** Begin **

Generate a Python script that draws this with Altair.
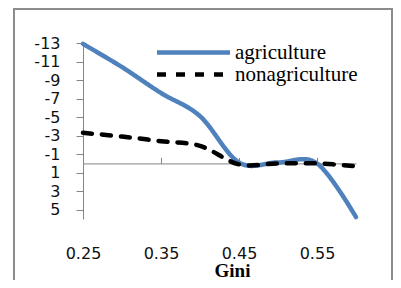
import altair as alt
import pandas as pd

gini = [0.25, 0.30, 0.35, 0.40, 0.45, 0.50, 0.55, 0.60]
agriculture = [-12.9, -10.4, -7.6, -5.1, -0.1, -0.1, 0.0, 5.8]
nonagriculture = [-3.3, -2.9, -2.4, -1.9, 0.1, 0.0, 0.0, 0.3]
series = ["agriculture", "nonagriculture"]
y_ticks = [-13, -11, -9, -7, -5, -3, -1, 1, 3, 5]
x_ticks = [0.25, 0.35, 0.45, 0.55]
y_domain = [-13, 6]
x_domain = [0.25, 0.6]

rows = []
for g, a, n in zip(gini, agriculture, nonagriculture):
    rows.append({"gini": g, "series": series[0], "value": a})
    rows.append({"gini": g, "series": series[1], "value": n})
df = pd.DataFrame(rows)

W, H = 273, 176
zero_offset = -(0 - y_domain[0]) / (y_domain[1] - y_domain[0]) * H

x_scale = alt.Scale(domain=x_domain, nice=False, zero=False)
y_scale = alt.Scale(domain=y_domain, reverse=True, nice=False, zero=False)

legend = alt.Legend(
    title=None, orient="none", legendX=99, legendY=-2,
    symbolType="M-4,0H4", symbolSize=333, symbolStrokeWidth=4.5,
    symbolFillColor="transparent",
    labelFont="Liberation Serif", labelFontSize=21, labelColor="#000000",
    labelOffset=30, padding=0, rowPadding=0,
)

border = alt.Chart(pd.DataFrame({"a": [0]})).mark_rect(
    fillOpacity=0, stroke="#8c8c8c", strokeWidth=2
).encode(x=alt.value(-69), x2=alt.value(309), y=alt.value(-34), y2=alt.value(300))

lines = alt.Chart(df).mark_line(
    interpolate="cardinal", strokeWidth=4.5, strokeCap="round"
).encode(
    x=alt.X("gini:Q", scale=x_scale, axis=alt.Axis(
        orient="top", offset=zero_offset, values=x_ticks, labels=False, title=None,
        domainColor="#868686", tickColor="#868686", tickSize=6, grid=False)),
    y=alt.Y("value:Q", scale=y_scale, axis=alt.Axis(
        values=y_ticks, title=None, tickSize=7, labelPadding=16, grid=False,
        domainColor="#868686", tickColor="#868686", labelExpr="'' + datum.value",
        labelFont="DejaVu Sans", labelFontSize=16, labelColor="#111111")),
    color=alt.Color("series:N", scale=alt.Scale(domain=series, range=["#4F81BD", "#000000"]), legend=legend),
    strokeDash=alt.StrokeDash("series:N", scale=alt.Scale(domain=series, range=[[1, 0], [9, 10]]), legend=legend),
)

bottom = alt.Chart(df).mark_line(opacity=0).encode(
    x=alt.X("gini:Q", scale=x_scale, axis=alt.Axis(
        orient="bottom", values=x_ticks, format=".2f", ticks=False, tickSize=0, domain=False, grid=False,
        labelFlush=False, labelPadding=26, labelFont="DejaVu Sans", labelFontSize=16, labelColor="#111111",
        title="Gini", titleFont="Liberation Serif", titleFontWeight="bold", titleFontSize=19,
        titleColor="#000000", titleX=149, titleY=57, titleBaseline="alphabetic", titleAlign="center")),
    y=alt.Y("value:Q", scale=y_scale, axis=None),
)

chart = alt.layer(border, lines, bottom).resolve_axis(x="independent", y="independent").properties(
    width=W, height=H,
    autosize=alt.AutoSizeParams(type="none"),
    padding={"left": 75, "top": 35, "right": 37, "bottom": 61},
    background="#ffffff",
).configure_view(stroke=None)

chart.save("out.html", embed_options={"renderer": "svg", "actions": False})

** End **

*STATED GOAL*
Restate exactly, please, only the lines between the start of the data and the line containing "import pandas as pd", both ends included, skipping the pictures.

*ANSWER TO THE PROBLEM*
Generate a Python script that draws this with Altair.
import altair as alt
import pandas as pd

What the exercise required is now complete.